Denn die Frage palästinensischer Souveränität hatten die Vereinten Nationen längst eindeutig beantwortet. Das Recht auf Selbstbestimmung ist weder etwas, das sich die Palästinenser ausgedacht haben, noch ist es abhängig von israelischer oder amerikanischer Zustimmung. Es ist ein völkerrechtlicher Grundsatz, der in Artikel 1 der UN-Charta niedergeschrieben ist.
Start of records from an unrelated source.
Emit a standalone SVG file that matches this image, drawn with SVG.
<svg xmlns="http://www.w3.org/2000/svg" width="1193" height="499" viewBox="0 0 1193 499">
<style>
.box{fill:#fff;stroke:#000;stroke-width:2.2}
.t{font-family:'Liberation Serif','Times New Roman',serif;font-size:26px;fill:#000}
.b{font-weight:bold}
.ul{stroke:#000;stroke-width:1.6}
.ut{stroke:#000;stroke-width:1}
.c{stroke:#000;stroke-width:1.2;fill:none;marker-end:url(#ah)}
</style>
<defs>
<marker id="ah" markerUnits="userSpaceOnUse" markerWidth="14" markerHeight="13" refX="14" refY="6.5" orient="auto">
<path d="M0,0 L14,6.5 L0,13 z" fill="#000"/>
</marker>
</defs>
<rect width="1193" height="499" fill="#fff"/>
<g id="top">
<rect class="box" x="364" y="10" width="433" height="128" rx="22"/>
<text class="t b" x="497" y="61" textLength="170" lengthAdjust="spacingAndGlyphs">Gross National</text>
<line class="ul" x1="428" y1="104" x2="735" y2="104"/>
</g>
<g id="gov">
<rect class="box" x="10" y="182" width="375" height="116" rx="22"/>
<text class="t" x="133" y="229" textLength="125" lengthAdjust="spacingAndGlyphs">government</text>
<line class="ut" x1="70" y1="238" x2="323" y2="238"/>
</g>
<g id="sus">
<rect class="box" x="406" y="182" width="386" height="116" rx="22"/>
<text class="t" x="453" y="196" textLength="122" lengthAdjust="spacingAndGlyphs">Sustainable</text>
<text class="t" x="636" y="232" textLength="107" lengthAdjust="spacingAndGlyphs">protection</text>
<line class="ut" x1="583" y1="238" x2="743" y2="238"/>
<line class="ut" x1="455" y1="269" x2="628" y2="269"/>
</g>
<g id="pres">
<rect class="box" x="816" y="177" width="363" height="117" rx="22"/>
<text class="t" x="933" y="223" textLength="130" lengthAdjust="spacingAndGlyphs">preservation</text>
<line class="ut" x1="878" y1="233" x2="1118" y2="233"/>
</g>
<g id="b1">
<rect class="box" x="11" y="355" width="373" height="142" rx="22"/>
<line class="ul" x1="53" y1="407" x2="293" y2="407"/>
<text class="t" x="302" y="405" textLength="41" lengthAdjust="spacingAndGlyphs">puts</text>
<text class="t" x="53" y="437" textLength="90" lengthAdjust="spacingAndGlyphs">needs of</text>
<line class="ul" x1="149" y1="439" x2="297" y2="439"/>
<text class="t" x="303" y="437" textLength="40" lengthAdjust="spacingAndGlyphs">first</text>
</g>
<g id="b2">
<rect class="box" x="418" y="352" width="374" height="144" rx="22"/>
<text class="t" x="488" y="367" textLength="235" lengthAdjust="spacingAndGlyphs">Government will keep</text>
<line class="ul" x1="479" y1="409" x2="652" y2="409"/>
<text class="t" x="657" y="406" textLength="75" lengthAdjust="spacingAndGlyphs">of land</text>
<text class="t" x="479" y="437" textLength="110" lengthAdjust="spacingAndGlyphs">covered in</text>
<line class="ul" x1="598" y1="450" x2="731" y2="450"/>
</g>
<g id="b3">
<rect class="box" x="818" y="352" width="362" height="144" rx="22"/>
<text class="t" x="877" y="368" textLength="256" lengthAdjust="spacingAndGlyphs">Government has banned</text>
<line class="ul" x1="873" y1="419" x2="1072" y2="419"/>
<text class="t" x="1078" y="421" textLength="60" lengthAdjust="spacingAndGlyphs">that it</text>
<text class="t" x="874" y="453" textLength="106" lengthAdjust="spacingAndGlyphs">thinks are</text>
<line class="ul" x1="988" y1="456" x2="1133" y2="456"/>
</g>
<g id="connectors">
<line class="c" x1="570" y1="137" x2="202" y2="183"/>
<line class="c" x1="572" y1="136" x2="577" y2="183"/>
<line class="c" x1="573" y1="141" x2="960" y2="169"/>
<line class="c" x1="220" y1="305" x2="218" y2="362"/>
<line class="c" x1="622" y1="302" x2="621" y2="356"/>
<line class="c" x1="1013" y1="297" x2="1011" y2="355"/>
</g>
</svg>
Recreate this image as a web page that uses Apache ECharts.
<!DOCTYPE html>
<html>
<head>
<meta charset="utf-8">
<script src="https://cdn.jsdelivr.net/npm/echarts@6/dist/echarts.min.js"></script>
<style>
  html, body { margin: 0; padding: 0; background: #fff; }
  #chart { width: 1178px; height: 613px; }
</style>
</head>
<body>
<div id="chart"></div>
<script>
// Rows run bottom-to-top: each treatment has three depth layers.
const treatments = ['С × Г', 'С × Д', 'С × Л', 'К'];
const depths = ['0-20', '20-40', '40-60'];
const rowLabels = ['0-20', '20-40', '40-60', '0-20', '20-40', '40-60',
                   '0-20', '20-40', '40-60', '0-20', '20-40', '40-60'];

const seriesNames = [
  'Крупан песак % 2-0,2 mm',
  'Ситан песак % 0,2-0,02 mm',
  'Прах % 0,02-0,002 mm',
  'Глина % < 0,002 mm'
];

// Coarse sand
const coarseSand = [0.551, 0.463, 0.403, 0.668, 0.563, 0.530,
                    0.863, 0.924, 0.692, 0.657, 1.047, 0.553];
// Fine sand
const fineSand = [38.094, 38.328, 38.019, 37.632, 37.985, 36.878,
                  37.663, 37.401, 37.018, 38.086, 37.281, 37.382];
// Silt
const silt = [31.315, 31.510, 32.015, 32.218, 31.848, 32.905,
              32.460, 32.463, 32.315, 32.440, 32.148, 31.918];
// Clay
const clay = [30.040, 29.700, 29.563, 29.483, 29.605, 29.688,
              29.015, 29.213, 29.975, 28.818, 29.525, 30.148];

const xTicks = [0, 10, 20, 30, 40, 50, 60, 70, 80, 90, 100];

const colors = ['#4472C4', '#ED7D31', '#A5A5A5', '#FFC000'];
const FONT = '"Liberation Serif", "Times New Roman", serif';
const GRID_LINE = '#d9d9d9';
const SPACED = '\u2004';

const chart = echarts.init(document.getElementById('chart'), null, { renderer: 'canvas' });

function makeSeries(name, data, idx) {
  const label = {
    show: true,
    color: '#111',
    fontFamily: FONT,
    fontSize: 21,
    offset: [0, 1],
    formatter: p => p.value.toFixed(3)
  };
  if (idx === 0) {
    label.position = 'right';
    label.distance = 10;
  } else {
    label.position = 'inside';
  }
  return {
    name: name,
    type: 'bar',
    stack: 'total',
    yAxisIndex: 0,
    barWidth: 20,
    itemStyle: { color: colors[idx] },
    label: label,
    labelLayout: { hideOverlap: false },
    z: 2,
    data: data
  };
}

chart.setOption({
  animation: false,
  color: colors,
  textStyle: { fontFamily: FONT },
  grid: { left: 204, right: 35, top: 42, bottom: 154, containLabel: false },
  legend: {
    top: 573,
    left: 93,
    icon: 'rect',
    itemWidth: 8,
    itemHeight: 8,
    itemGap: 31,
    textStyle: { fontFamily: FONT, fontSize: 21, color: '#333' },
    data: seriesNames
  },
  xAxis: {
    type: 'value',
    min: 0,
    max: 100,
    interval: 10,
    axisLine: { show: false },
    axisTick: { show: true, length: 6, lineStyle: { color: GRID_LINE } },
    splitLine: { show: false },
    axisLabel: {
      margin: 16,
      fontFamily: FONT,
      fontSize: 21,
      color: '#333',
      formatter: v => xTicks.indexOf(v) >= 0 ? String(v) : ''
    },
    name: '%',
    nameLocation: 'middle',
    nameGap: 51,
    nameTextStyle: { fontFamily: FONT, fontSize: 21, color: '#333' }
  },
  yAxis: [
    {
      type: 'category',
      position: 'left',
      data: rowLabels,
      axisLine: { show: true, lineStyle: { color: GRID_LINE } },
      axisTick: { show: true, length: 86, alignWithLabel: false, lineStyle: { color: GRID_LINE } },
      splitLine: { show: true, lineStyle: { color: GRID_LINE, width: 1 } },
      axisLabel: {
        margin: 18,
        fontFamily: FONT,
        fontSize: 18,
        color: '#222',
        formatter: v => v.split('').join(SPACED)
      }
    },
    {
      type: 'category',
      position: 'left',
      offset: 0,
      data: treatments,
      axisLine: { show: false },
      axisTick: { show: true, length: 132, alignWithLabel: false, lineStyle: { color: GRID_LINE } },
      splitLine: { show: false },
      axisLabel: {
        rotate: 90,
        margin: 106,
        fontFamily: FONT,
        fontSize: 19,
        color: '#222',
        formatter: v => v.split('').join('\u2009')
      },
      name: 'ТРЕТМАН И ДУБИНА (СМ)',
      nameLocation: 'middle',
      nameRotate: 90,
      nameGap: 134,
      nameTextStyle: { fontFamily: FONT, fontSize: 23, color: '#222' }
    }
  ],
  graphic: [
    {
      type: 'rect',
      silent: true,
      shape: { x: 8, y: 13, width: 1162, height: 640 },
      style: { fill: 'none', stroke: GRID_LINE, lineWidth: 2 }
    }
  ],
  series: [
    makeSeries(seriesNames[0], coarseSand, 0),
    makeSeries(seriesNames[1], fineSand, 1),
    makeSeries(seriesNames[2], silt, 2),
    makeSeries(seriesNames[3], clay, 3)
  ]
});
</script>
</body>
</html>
Dass dieses Recht auf Selbstbestimmung auch für Palästinenser gilt, hatten die UN in mehreren Resolutionen bestätigt. In Resolution 2792 der UN-Generalversammlung aus dem Jahr 1971 heißt es zum Beispiel: "... the people of Palestine are entitled to equal rights and selfdetermination in accordance with the Charter of the United Nations."
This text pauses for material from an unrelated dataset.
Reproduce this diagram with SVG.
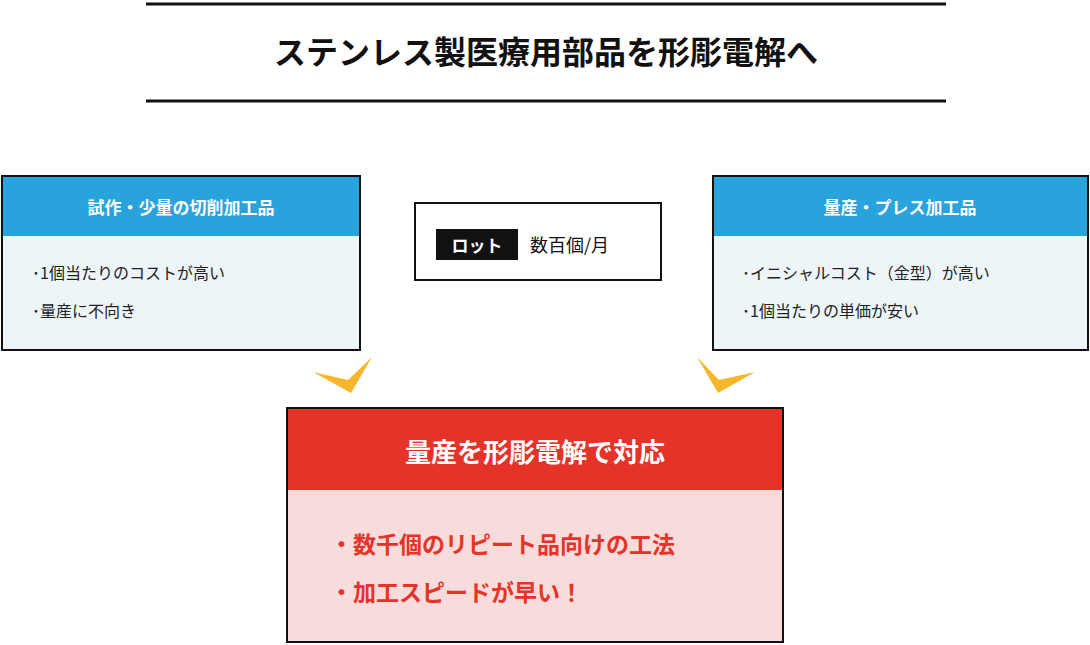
<svg xmlns="http://www.w3.org/2000/svg" width="1090" height="645" viewBox="0 0 1090 645">
<style>
text{font-family:"Noto Sans CJK JP","Noto Sans",sans-serif}
.hd{fill:#fff;font-size:17px;font-weight:bold;text-anchor:middle}
.it{fill:#222;font-size:16px}
.ar{fill:#f8b62d}
</style>
<rect width="1090" height="645" fill="#fff"/>
<g id="title">
<line x1="146" y1="4" x2="946" y2="4" stroke="#111" stroke-width="3"/>
<line x1="146" y1="101" x2="946" y2="101" stroke="#111" stroke-width="3"/>
<text x="546" y="64" font-size="32" font-weight="bold" text-anchor="middle" fill="#111">ステンレス製医療用部品を形彫電解へ</text>
</g>
<g id="left">
<rect x="2" y="176" width="358" height="174" fill="#edf5f9" stroke="#111" stroke-width="2"/>
<rect x="3" y="177" width="356" height="59" fill="#29a3dc"/>
<text class="hd" x="181" y="214">試作・少量の切削加工品</text>
<text class="it" x="32" y="279">･1個当たりのコストが高い</text>
<text class="it" x="32" y="317">･量産に不向き</text>
</g>
<g id="lot">
<rect x="415" y="203" width="246" height="77" fill="#fff" stroke="#111" stroke-width="2"/>
<rect x="436" y="229" width="82" height="31" fill="#111"/>
<text x="477" y="252" font-size="17" fill="#fff" text-anchor="middle" font-weight="bold">ロット</text>
<text x="530" y="252" font-size="18" fill="#111">数百個/月</text>
</g>
<g id="right">
<rect x="713" y="176" width="375" height="174" fill="#edf5f9" stroke="#111" stroke-width="2"/>
<rect x="714" y="177" width="373" height="59" fill="#29a3dc"/>
<text class="hd" x="900" y="214">量産・プレス加工品</text>
<text class="it" x="742" y="279">･イニシャルコスト（金型）が高い</text>
<text class="it" x="742" y="317">･1個当たりの単価が安い</text>
</g>
<g id="connectors">
<polygon class="ar" points="313,372 348,380 372,357 351,393"/>
<polygon class="ar" points="697,357 719,380 755,372 718,393"/>
</g>
<g id="main">
<rect x="287" y="408" width="496" height="234" fill="#f7dcdb" stroke="#111" stroke-width="2"/>
<rect x="288" y="409" width="494" height="81" fill="#e63329"/>
<text x="535" y="462" font-size="26" font-weight="bold" fill="#fff" text-anchor="middle">量産を形彫電解で対応</text>
<text x="330" y="553" font-size="23" font-weight="bold" fill="#e63329">・数千個のリピート品向けの工法</text>
<text x="330" y="601" font-size="23" font-weight="bold" fill="#e63329">・加工スピードが早い！</text>
</g>
</svg>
Eine Einschätzung, die bis heute Gültigkeit hat, und die zum Beispiel vom Internationalen Gerichtshof im Jahr 2004 bestätigt wurde.
Auch auf die Frage, wo diese Selbstbestimmung stattfinden sollte und wie Frieden in Nahost zur erreichen sei, hatte das Völkerrecht längst eine eindeutige Antwort. In Resolution 242 vom 22. vom November 1967 forderte der UN-Sicherheitsrat erstmals den Rückzug der israelischen Armee aus den 1967 besetzten Gebieten als Grundlage eines "gerechten und andauernden Friedens".
Wie der Nahost-Konflikt zu lösen sei, hatte Internationales Recht längst eindeutig vorgegeben. Doch die Palästinenser beließen es nicht dabei, sich auf UN-Resolutionen zu berufen, die ihnen längst einen Staat in den Grenzen von 1949 versprachen. Stattdessen wussten sie um die realpolitischen Gegebenheiten der Region und gingen auf Israel zu.
Der Schritt der Palästinenser, die Umsetzung des eigenen völkerrechtlich verbrieften Recht auf Selbstbestimmung vom Wohlwollen israelischer Politiker abhängig zu machen, ist vielleicht das größte Entgegenkommen in der Geschichte des Nahostkonflikts. Und es ist eine Entscheidung, die die palästinensische Gesellschaft bis heute tief entzweit.